A future Army might look like a motor pool full of new Armored Vehicles but no soldiers to crew them.
Is this a great country or what?
ALLONS,
Byron Skinner
Yay, a overmechanized force. I can see the motive behind the push for robots.
It’s difficult to see the need for new equipment in time of peace and when you’re a superpower, but history tells tales of woe, of those who were armed with tankettes when the enemy had panzers. Or people who expected to fight in static war when they got hit with blitz war (and lost with better equipment).
Rummy was going to “skip the next generation” and go with the next-next generation of gear. That was fine with most of us. It is unlikely that we are going to war against a major power anytime soon, so it would seem fruitless to keep having four of every class of new generation of ship.

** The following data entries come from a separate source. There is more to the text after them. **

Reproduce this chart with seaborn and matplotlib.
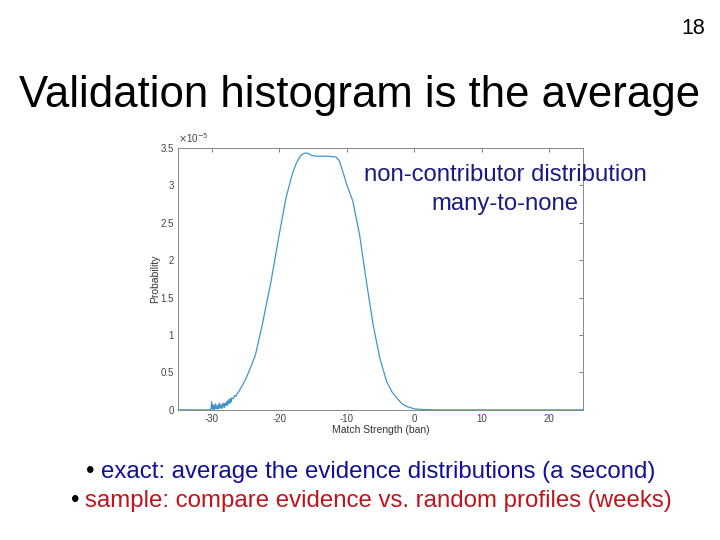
import numpy as np
import pandas as pd
import matplotlib
matplotlib.use("Agg")
import matplotlib.pyplot as plt
import seaborn as sns

# --- Data, probability in units of 1e-5
strength = [-35.0, -30.1, -30.0,
            -29.9, -29.8, -29.7, -29.6, -29.5, -29.4, -29.3, -29.2, -29.1, -29.0,
            -28.9, -28.8, -28.7, -28.6, -28.5, -28.4, -28.3, -28.2, -28.1, -28.0,
            -27.9, -27.8, -27.7, -27.6, -27.5, -27.4, -27.3, -27.2, -27.1, -27.0,
            -26.8, -26.6, -26.4, -26.2, -26.0,
            -25.5, -24.9, -24.0, -23.5, -22.5, -21.2, -20.0, -19.0, -18.0, -17.4,
            -16.8, -16.3, -15.8, -15.2, -14.5, -13.0, -11.6, -11.1, -10.6, -10.0,
            -9.1, -8.1, -7.1, -6.1, -5.1, -4.1, -3.3, -2.6, -1.8, -1.1, 0.0,
            1.5, 3.3, 25.0]
prob = [0.0, 0.0, 0.11,
        0.01, 0.07, 0.00, 0.06, 0.01, 0.08, 0.02, 0.05, 0.01, 0.07,
        0.02, 0.09, 0.03, 0.06, 0.02, 0.08, 0.04, 0.09, 0.03, 0.08,
        0.06, 0.11, 0.06, 0.12, 0.08, 0.14, 0.09, 0.15, 0.11, 0.16,
        0.15, 0.19, 0.18, 0.22, 0.24,
        0.32, 0.42, 0.62, 0.74, 1.14, 1.72, 2.34, 2.83, 3.17, 3.31,
        3.40, 3.43, 3.43, 3.40, 3.39, 3.39, 3.38, 3.33, 3.19, 3.01,
        2.79, 2.34, 1.72, 1.14, 0.69, 0.38, 0.24, 0.16, 0.08, 0.045, 0.013,
        0.003, 0.0, 0.0]

x_ticks = [-30, -20, -10, 0, 10, 20]
y_ticks = [0, 0.5, 1, 1.5, 2, 2.5, 3, 3.5]
y_tick_labels = ["0", "0.5", "1", "1.5", "2", "2.5", "3", "3.5"]

title = "Validation histogram is the average"
note_lines = ["non-contributor distribution", "many-to-none"]
bullet_1 = "exact: average the evidence distributions (a second)"
bullet_2 = "sample: compare evidence vs. random profiles (weeks)"
page_no = "18"

df = pd.DataFrame({"strength": strength, "prob": np.array(prob) * 1e-5})

sns.set_style("white")
plt.rcParams["font.family"] = ["Liberation Sans", "DejaVu Sans"]
plt.rcParams["axes.unicode_minus"] = False
plt.rcParams["text.color"] = "black"

fig = plt.figure(figsize=(7.2, 5.4), dpi=100)
ax = fig.add_axes([0.247, 0.241, 0.563, 0.485])

sns.lineplot(data=df, x="strength", y="prob", ax=ax, color="#4295cc", linewidth=0.9)

ax.set_xlim(-35, 25)
ax.set_ylim(0, 3.5e-5)
ax.set_xticks(x_ticks)
ax.set_xticklabels([str(t) for t in x_ticks])
ax.set_yticks([v * 1e-5 for v in y_ticks])
ax.set_yticklabels(y_tick_labels)
ax.tick_params(direction="in", top=True, right=True, length=3, width=0.6,
               color="#666666", labelsize=7, labelcolor="#444444", pad=3)
for s in ax.spines.values():
    s.set_color("#888888")
    s.set_linewidth(0.7)
ax.text(0.0, 1.012, r"$\times$10$^{-5}$", transform=ax.transAxes,
        fontsize=7, color="#444444", ha="left", va="bottom")
ax.set_xlabel("Match Strength (ban)", fontsize=7.5, color="#333333", labelpad=1)
ax.set_ylabel("Probability", fontsize=7.5, color="#333333", labelpad=0)

# slide text
fig.text(705 / 720, 1 - 29 / 540, page_no, ha="right", va="center", fontsize=15.5)
fig.text(0.5, 1 - 96 / 540, title, ha="center", va="center", fontsize=31.5)
fig.text(505 / 720, 1 - 175 / 540, note_lines[0], ha="center", va="center",
         fontsize=17.2, color="#1a1a80")
fig.text(505 / 720, 1 - 204 / 540, note_lines[1], ha="center", va="center",
         fontsize=17.2, color="#1a1a80")

fig.text(86 / 720, 1 - 472 / 540, "\u2022", ha="left", va="center", fontsize=17.3)
fig.text(101 / 720, 1 - 472 / 540, bullet_1, ha="left", va="center",
         fontsize=17.3, color="#10109a")
fig.text(71 / 720, 1 - 501 / 540, "\u2022", ha="left", va="center", fontsize=17.3)
fig.text(85 / 720, 1 - 501 / 540, bullet_2, ha="left", va="center",
         fontsize=17.3, color="#c0141c")

fig.savefig("out.png", dpi=100)
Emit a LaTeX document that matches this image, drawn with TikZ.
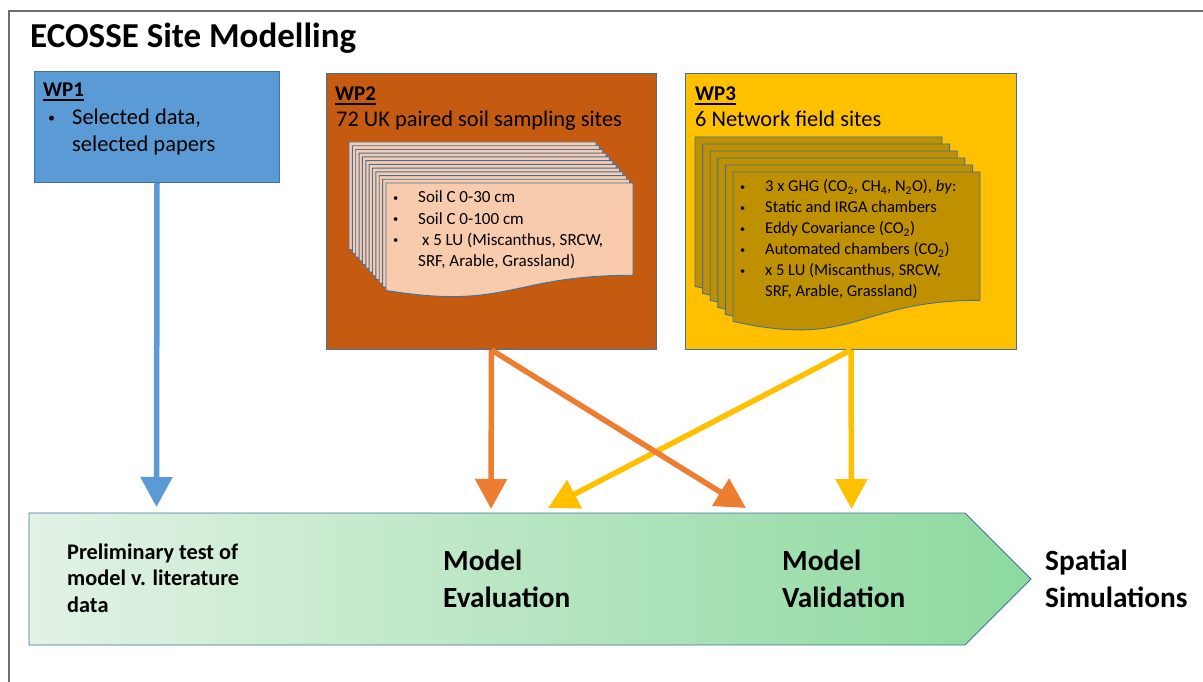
\documentclass[tikz,border=0pt]{standalone}
\usepackage{fontspec}
\usepackage{graphicx}
\setmainfont{Carlito}
\usetikzlibrary{arrows.meta}
\definecolor{wpblue}{HTML}{5B9BD5}
\definecolor{edgeblue}{HTML}{41719C}
\definecolor{wporange}{HTML}{C55A11}
\definecolor{wpyellow}{HTML}{FFC000}
\definecolor{docpeach}{HTML}{F8CBAD}
\definecolor{docgold}{HTML}{BF9000}
\definecolor{arrorange}{HTML}{ED7D31}
\definecolor{greenL}{HTML}{E2F2E5}
\definecolor{greenR}{HTML}{8CD99E}
\definecolor{framegray}{HTML}{6F6F6F}
\newcommand\fsz[2]{\fontsize{#1}{#2}\selectfont}
\newcommand\wpul[1]{\setbox0\hbox{#1}\rlap{\rule[-4pt]{\wd0}{1.8pt}}\box0}
\newcommand\bul{\raisebox{0.1em}{\scalebox{0.62}{•}}}
\tikzset{
  wpbox/.style={draw=edgeblue, line width=1pt, anchor=north west, inner sep=0pt},
  docsheet/.style={draw=edgeblue, line width=0.9pt},
  txt/.style={anchor=base west, inner sep=0pt, text=black},
  flowarrow/.style={line width=5.5pt, -{Triangle[width=31pt,length=30pt]}},
}
\begin{document}
\begin{tikzpicture}[x=1pt,y=-1pt]
\useasboundingbox (0,0) rectangle (1203,682);
\fill[white] (0,0) rectangle (1203,682);
% frame
\draw[framegray, line width=1.3pt] (9,682) -- (9,11) -- (1203,11);
% title
\node[txt] (title) at (30,48) {\fsz{35}{42}\bfseries ECOSSE Site Modelling};
% WP boxes
\node[wpbox, fill=wpblue, minimum width=245pt, minimum height=111pt] (wp1) at (34,71) {};
\node[wpbox, fill=wporange, minimum width=330pt, minimum height=276pt] (wp2) at (326,73) {};
\node[wpbox, fill=wpyellow, minimum width=331pt, minimum height=276pt] (wp3) at (685,73) {};
% WP1 text
\node[txt] (wp1lab) at (43,97) {\fsz{21}{25}\bfseries\wpul{WP1}};
\node[txt] (wp1list) at (48,125) {\fsz{22.5}{26.8}\begin{tabular}[t]{@{}p{24pt}@{}l@{}}\bul&Selected data,\\&selected papers\end{tabular}};
% WP2 text
\node[txt] (wp2lab) at (335,101) {\fsz{21}{25}\bfseries\wpul{WP2}};
\node[txt] (wp2sub) at (336,127) {\fsz{22.4}{26.8}72 UK paired soil sampling sites};
% WP3 text
\node[txt] (wp3lab) at (695,101) {\fsz{21}{25}\bfseries\wpul{WP3}};
\node[txt] (wp3sub) at (695,127) {\fsz{22.4}{26.8}6 Network field sites};
% WP2 document stack
\foreach \i in {0,...,11}{
  \pgfmathsetmacro\dx{349+\i*3.36}
  \pgfmathsetmacro\dy{142+\i*3.73}
  \filldraw[docsheet, fill=docpeach] (\dx,\dy) -- ({\dx+247},\dy) -- ({\dx+247},{\dy+92.2})
    .. controls ({\dx+123.5},{\dy+92.2}) and ({\dx+123.5},{\dy+127.3}) .. (\dx,{\dy+107.4}) -- cycle;
}
\node[txt] (wp2list) at (393,203) {\fsz{17}{21.3}\begin{tabular}[t]{@{}p{25pt}@{}l@{}}
\bul&Soil C 0-30 cm\\
\bul&Soil C 0-100 cm\\
\bul&\ x 5 LU (Miscanthus, SRCW,\\
&SRF, Arable, Grassland)\end{tabular}};
% WP3 document stack
\foreach \i in {0,...,5}{
  \pgfmathsetmacro\dx{695+\i*7.6}
  \pgfmathsetmacro\dy{137+\i*7}
  \filldraw[docsheet, fill=docgold] (\dx,\dy) -- ({\dx+247},\dy) -- ({\dx+247},{\dy+128.3})
    .. controls ({\dx+123.5},{\dy+128.3}) and ({\dx+123.5},{\dy+177.1}) .. (\dx,{\dy+149.4}) -- cycle;
}
\node[txt] (wp3list) at (740,192) {\fsz{16.5}{21}\begin{tabular}[t]{@{}p{25pt}@{}l@{}}
\bul&3 x GHG (CO\textsubscript{2}, CH\textsubscript{4}, N\textsubscript{2}O), \textit{by}:\\
\bul&Static and IRGA chambers\\
\bul&Eddy Covariance (CO\textsubscript{2})\\
\bul&Automated chambers (CO\textsubscript{2})\\
\bul&x 5 LU (Miscanthus, SRCW,\\
&SRF, Arable, Grassland)\end{tabular}};
% green process arrow
\shade[left color=greenL, right color=greenR] (29,513) -- (965,513) -- (1031,579) -- (965,645) -- (29,645) -- cycle;
\draw[edgeblue, line width=0.8pt] (29,513) -- (965,513) -- (1031,579) -- (965,645) -- (29,645) -- cycle;
\node[txt] (prelim) at (67,559) {\fsz{22.3}{26.5}\bfseries\begin{tabular}[t]{@{}l@{}}Preliminary test of\\model v. literature\\data\end{tabular}};
\node[txt] (modeval) at (443,570) {\fsz{29.3}{37}\bfseries\begin{tabular}[t]{@{}l@{}}Model\\Evaluation\end{tabular}};
\node[txt] (modval) at (782,570) {\fsz{29.3}{37}\bfseries\begin{tabular}[t]{@{}l@{}}Model\\Validation\end{tabular}};
\node[txt] (spatial) at (1045,570) {\fsz{29.3}{37}\bfseries\begin{tabular}[t]{@{}l@{}}Spatial\\Simulations\end{tabular}};
% arrow targets
\coordinate (t1) at (156.5,507);
\coordinate (t2a) at (491,509);
\coordinate (t2b) at (746,508);
\coordinate (t3a) at (548,508);
\coordinate (t3b) at (851.5,509);
% arrows
\draw[flowarrow, wpblue] (wp1.south) -- (t1);
\draw[flowarrow, wpyellow] (wp3.south) -- (t3a);
\draw[flowarrow, wpyellow] (wp3.south) -- (t3b);
\draw[flowarrow, arrorange] (wp2.south) -- (t2a);
\draw[flowarrow, arrorange] (wp2.south) -- (t2b);
\end{tikzpicture}
\end{document}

For example is our sub force. We have a bunch of LA class. Then SeaWolf during the Cold War, program terminating with…what was it, two subs? Then the Virginia, terminating with a unknown number of ships. It is silly to increment so quickly and have so few of each ship, when we should be testing technologies and then building en masse once we are, quote, “ready”. Otherwise funding every generation of military system would give us a jalopy of weapons of varying “Generation” cycle.
I would like to see their justification for all of this money. I would like to see the rundown of how each dollar is spent.
I think we are going on 300+ billion for the war in Iraq. I would like to see how that money was spent.
Example:
10 billion for small arms and ammunition.
40 billion for total air transport flights — 111,000 total flights.
30 billion for sea transport operations — 2500 total transports.
15 billion for rockets.
9 billion for guided missiles.
And then an average cost per item. If you spent 9 billion on guided missiles and you have exhausted 4000 missiles in operation, what is the total cost of each weapon.
I would really like some insight into all of this because to me it seems like a conspiracy and all of this money is getting dumped somewhere. Or we are way overcharging ourselves and someone is making massive PROFIT.